● **Goal**
Repeat exactly the lines from the start through the line with "0.903, 0.963, 0.99];", both ends included.

[Start of Information supplied]

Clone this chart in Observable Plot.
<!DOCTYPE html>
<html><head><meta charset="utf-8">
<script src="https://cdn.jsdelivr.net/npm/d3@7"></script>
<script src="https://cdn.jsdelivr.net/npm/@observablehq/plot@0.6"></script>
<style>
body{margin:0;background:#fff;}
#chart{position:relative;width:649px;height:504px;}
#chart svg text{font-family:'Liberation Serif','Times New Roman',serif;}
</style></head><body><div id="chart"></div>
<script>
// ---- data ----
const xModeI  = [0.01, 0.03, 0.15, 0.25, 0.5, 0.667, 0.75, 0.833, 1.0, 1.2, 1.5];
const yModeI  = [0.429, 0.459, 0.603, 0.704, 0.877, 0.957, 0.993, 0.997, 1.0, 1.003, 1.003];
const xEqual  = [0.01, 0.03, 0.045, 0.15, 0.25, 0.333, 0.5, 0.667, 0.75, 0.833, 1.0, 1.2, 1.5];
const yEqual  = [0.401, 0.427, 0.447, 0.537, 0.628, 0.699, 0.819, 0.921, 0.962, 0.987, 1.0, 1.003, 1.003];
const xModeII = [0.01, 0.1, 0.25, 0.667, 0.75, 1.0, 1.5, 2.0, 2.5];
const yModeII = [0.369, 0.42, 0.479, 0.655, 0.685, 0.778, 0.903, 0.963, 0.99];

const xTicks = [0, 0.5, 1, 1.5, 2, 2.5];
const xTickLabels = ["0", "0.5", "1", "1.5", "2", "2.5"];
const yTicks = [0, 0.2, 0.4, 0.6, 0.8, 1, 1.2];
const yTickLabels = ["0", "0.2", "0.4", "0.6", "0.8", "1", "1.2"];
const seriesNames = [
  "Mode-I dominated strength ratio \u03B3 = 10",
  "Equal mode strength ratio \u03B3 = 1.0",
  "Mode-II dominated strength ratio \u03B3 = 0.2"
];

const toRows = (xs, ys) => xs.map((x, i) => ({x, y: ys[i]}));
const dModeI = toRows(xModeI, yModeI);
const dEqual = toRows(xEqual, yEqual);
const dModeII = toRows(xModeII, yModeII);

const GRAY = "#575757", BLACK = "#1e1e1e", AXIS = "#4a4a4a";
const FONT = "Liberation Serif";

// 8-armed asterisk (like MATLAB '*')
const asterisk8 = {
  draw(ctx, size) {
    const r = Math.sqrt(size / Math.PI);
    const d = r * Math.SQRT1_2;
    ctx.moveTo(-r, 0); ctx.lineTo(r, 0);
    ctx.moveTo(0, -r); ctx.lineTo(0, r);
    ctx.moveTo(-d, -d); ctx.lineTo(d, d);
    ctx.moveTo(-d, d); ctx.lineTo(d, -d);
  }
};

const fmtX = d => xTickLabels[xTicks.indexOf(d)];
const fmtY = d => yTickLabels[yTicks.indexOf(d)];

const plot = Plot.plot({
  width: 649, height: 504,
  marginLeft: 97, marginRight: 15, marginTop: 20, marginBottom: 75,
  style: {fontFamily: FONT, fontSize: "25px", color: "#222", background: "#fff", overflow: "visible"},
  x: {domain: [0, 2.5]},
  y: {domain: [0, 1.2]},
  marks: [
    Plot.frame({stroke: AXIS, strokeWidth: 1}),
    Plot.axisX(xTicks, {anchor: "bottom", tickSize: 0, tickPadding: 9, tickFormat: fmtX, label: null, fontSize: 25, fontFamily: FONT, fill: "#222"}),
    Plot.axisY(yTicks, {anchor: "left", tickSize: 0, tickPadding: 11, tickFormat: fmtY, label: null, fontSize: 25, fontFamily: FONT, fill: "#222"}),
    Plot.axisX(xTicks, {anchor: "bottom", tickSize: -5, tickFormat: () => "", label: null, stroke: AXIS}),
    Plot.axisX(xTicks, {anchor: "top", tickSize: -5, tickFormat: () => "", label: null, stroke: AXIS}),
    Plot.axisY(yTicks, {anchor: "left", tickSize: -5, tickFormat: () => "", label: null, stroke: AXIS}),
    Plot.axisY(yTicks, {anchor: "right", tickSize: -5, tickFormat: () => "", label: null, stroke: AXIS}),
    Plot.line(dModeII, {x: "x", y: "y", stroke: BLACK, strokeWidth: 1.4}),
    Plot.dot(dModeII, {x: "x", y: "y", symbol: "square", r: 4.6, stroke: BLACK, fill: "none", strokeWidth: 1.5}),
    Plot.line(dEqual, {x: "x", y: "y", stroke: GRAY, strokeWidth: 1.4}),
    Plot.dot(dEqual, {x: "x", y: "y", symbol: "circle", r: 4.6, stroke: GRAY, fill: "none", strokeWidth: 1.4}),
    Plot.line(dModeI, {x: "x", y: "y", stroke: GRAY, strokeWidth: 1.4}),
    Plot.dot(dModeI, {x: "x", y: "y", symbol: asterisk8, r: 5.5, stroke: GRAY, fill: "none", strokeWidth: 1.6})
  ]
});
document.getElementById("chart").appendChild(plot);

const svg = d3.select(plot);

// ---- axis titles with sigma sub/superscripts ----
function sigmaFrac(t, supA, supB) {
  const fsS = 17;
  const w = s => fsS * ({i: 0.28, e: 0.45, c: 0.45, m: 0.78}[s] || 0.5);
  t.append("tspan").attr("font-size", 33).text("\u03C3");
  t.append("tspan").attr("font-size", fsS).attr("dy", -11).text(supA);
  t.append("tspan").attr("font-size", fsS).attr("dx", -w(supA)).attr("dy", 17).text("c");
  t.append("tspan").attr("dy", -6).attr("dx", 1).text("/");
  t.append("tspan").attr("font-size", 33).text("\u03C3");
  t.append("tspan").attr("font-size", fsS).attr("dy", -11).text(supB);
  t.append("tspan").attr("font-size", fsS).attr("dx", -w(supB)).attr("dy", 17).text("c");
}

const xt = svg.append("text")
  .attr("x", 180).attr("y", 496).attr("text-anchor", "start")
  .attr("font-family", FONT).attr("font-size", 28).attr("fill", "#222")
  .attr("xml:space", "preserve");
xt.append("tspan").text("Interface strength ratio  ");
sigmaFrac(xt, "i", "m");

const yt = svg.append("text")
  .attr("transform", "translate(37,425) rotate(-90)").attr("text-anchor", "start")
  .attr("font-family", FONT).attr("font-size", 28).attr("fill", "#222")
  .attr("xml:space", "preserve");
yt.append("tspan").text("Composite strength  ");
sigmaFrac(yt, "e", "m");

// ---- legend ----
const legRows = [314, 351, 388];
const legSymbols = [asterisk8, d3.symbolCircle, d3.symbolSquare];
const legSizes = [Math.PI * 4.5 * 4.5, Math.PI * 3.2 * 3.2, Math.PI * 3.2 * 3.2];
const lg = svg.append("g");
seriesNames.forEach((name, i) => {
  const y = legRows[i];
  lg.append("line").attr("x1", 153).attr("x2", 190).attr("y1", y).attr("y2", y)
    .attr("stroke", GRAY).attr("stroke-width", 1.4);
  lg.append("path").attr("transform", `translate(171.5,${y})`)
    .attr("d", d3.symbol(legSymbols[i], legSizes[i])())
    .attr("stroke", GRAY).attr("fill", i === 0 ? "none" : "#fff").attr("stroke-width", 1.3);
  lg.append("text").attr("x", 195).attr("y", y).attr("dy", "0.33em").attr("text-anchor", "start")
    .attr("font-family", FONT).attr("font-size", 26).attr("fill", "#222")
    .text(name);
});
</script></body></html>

[End of Information supplied]

● **Task solution**
Clone this chart in Observable Plot.
<!DOCTYPE html>
<html><head><meta charset="utf-8">
<script src="https://cdn.jsdelivr.net/npm/d3@7"></script>
<script src="https://cdn.jsdelivr.net/npm/@observablehq/plot@0.6"></script>
<style>
body{margin:0;background:#fff;}
#chart{position:relative;width:649px;height:504px;}
#chart svg text{font-family:'Liberation Serif','Times New Roman',serif;}
</style></head><body><div id="chart"></div>
<script>
// ---- data ----
const xModeI  = [0.01, 0.03, 0.15, 0.25, 0.5, 0.667, 0.75, 0.833, 1.0, 1.2, 1.5];
const yModeI  = [0.429, 0.459, 0.603, 0.704, 0.877, 0.957, 0.993, 0.997, 1.0, 1.003, 1.003];
const xEqual  = [0.01, 0.03, 0.045, 0.15, 0.25, 0.333, 0.5, 0.667, 0.75, 0.833, 1.0, 1.2, 1.5];
const yEqual  = [0.401, 0.427, 0.447, 0.537, 0.628, 0.699, 0.819, 0.921, 0.962, 0.987, 1.0, 1.003, 1.003];
const xModeII = [0.01, 0.1, 0.25, 0.667, 0.75, 1.0, 1.5, 2.0, 2.5];
const yModeII = [0.369, 0.42, 0.479, 0.655, 0.685, 0.778, 0.903, 0.963, 0.99];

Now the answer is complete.